Segundo Settlement Agreement
On July 12, 2018, we
entered into a Compromise Settlement Agreement and Mutual Release with Segundo (the “
Segundo Settlement
”),
in partial consideration for N&B Energy agreeing to enter into the Sale Agreement. Pursuant to the Segundo Settlement,
Segundo agreed to surrender to us 15,237 shares of common stock valued at $76.25 per share as of the effective date of the
closing of the acquisition contemplated by the December 31, 2015 Asset Purchase Agreement (which closing effective date was
April 1, 2016), and to release us from any and all claims which Segundo previously alleged was owed
under the terms of the December 31, 2015 Asset Purchase Agreement. We and Segundo also provided each other full releases in
connection with the December 31, 2015 Asset Purchase Agreement and Segundo agreed to indemnify us and hold us harmless
against any claims made by the other sellers under the December 31, 2015 Asset Purchase Agreement.
* * * * * * * * *
The
foregoing description of the Sale Agreement and production payment and overriding royalties and Segundo Settlement does not purport
to be complete and is qualified in its entirety by reference to the Sale Agreement, production payment and overriding royalties,
and Segundo Settlement, copies of which are attached hereto as
Exhibit 2.1
(which exhibit includes copies of the form of
production payment and overriding royalties as exhibits thereto) and
Exhibit 10.1
, respectively, to this Current Report
on Form 8-K and incorporated herein by reference. The representations, warranties and covenants contained in the Sale Agreement
(1) were made only for purposes of that agreement and as of specific dates, (2) are solely for the benefit of the parties to the
Sale Agreement, (3) may be subject to limitations agreed upon by the parties, including being qualified by confidential disclosures
made for the purposes of allocating contractual risk between the parties to the Sale Agreement instead of establishing these matters
as facts, and (4) may be subject to standards of materiality applicable to the parties that differ from those applicable to investors.
Moreover, information concerning the subject matter of the representations, warranties and covenants may change after the date
of the Sale Agreement, which subsequent information may or may not be fully reflected in the parties’ public disclosures.
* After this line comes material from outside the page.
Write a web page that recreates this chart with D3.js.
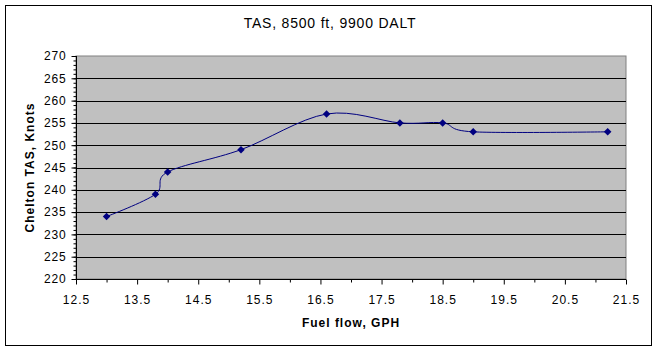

The representations and warranties contained in the Sale Agreement were made only for the purpose of the Sale Agreement as of specific
dates and may have been qualified by certain disclosures between the parties and a contractual standard of materiality different
from those generally applicable to stockholders, among other limitations. The representations and warranties were made for the
purpose of allocating contractual risk between the parties to the Sale Agreement and should not be relied upon as a disclosure
of factual information relating to any of the parties.